The Motobécane repaint project is nearing completion, if only the weather would cooperate. One day it's too hot, one day it's too humid, and today it just rained constantly! Yesterday I was able to finish the fork and stripped off the masking, but I ran into a minor problem with the frame. I rushed things a bit, and ended up with a run in the clear coat. Nothing major - when it dried, I lightly sanded it smooth. Now I just have to go over that spot again very patiently, which is hard to do when the last few steps are so close.
No, I'm not going to intimidate you with all this bicycle geometry stuff - just trying to shake you up a bit! However, I thought great diversion from the project would be a discussion about bike fit, that is, the way for you to find the position which will provide the safest and most efficient pedaling motion. I will first address each adjustment and then explain the method to find your correct position for each.
Seat Angle
Adjustment: You should initially start with the seat parallel with the ground. If you experience discomfort, tilt the seat angle up or down a maximum of about 3 degrees.
Method: On most bikes a bolt is located near the top of the seat post that loosens, allowing you to adjust the seat.
Seat Height
Adjustment: Put on your cycling clothing and place the bike on an indoor trainer or position yourself on your bike in a doorway to hold yourself up while pedaling. Have someone sit behind you to observe. Raise the seat until, as you pedal backwards with your heels on the pedals, your legs are completely extended at the bottom of the pedal stroke. If your hips rock side to side in order to reach the pedals, the seat is too high.
Method: The bolt that holds the seat post in place is on the side of the frame by the base of the post. Pedal backward until one pedal is at the bottom of the pedal stroke. Your heel should just be able to touch the lower pedal with your leg straight so that when you place the ball of the foot on the pedal, your knee will bend.
Pedal/Shoe Adjustments
Adjustment: A cleat or toe clip is important to ensure that your foot stays in its most efficient pedaling position, with the ball of you foot over the axle of the pedal.
Method: Traditional toe clips, which include cages and straps, can be attached to pedals to hold feet in the correct position. Although clipless pedal systems may take some practice, you will find them much easier to get in and out of than toe clips. The position of the cleat on the sole of the shoe can be adjusted to make sure that when you click into the pedal, the ball of your foot is centered over the pedal.
Seat Fore/Aft Position
Adjustment: While on the bike and with one pedal located at three o’clock position, have an assistant level the crank arm and the pedal. Maintain that position while your helper holds a plumb line against the indentation just beneath the bone that’s below your kneecap. Adjust the seat forward or back on the rails until the plumb line bisects the pedal axle, making sure your knee is not in front of the center of the pedal.

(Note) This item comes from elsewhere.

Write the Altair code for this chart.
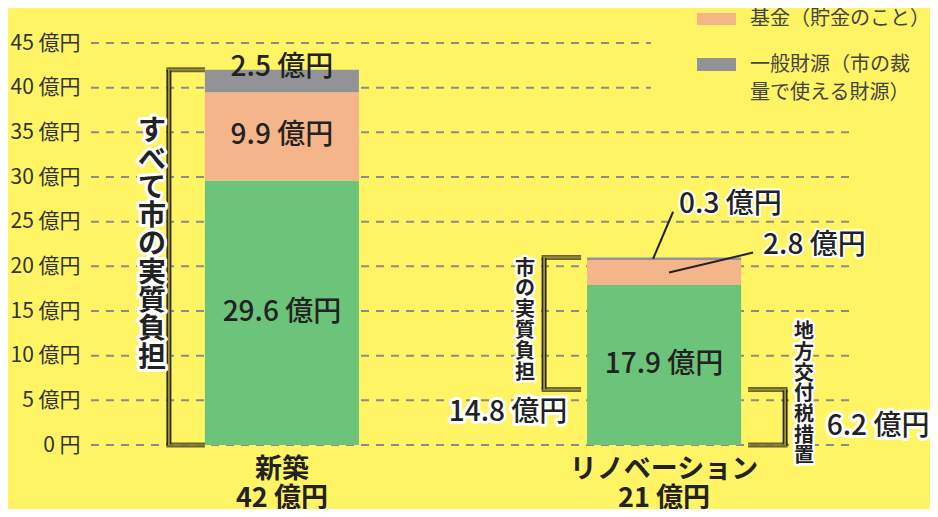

Method: Loosen the same bolt used to adjust the seat angle.
Reach to the Handlebars
Adjustment: You are really looking for the most comfortable spot in which to reach the various handlebar positions on your bike without locking your elbows, straining your neck, hurting your back or having to shift forward or back on the seat. Pay attention to your position when riding, or video yourself to see how you look. While seated, look down and note where the handlebar is in relation to the front hub (wheel axle). On road bikes with drop bars, the reach is usually correct when the bar hides the hub. On mountain bikes the correct spot usually places the bars about an inch ahead of the hub.
Method: Unfortunately changing the reach requires installing a longer or shorter stem, which holds the handlebars in place, allowing you to steer.
Handlebar Height
Adjustment: Again, comfort is the goal. Lower back, neck, arm and/or hand pain would be evidence of leaning too far forward. Conversely, if all your weight is on the seat and you feel every bump and shock in your rear end, you’re sitting too upright. Hold a yardstick on the seat so that the yardstick extends over the bars. On road bikes the handlebar height varies from level to about four inches lower, an extreme racing position. Mountain bikes have handlebar height ranging from an inch or so above the seat to three inches below.
Method: Your bars may be raised or lower by adding or removing spacers, if there are bolts on the side or back of your stem. You may have to purchase a taller stem, or on a mountain bike, taller bars may do the trick. If your stem has a bolt on top, loosen the stem by turning this bolt counterclockwise and then striking the bolt with a block of wood to knock free the wedge that holds it in place. Raise or lower the stem to the desired location and refasten it, but be sure not to exceed the safety height marked on the stem.
Part two of “The Bike Fit Story” will include troubleshooting and some other tips.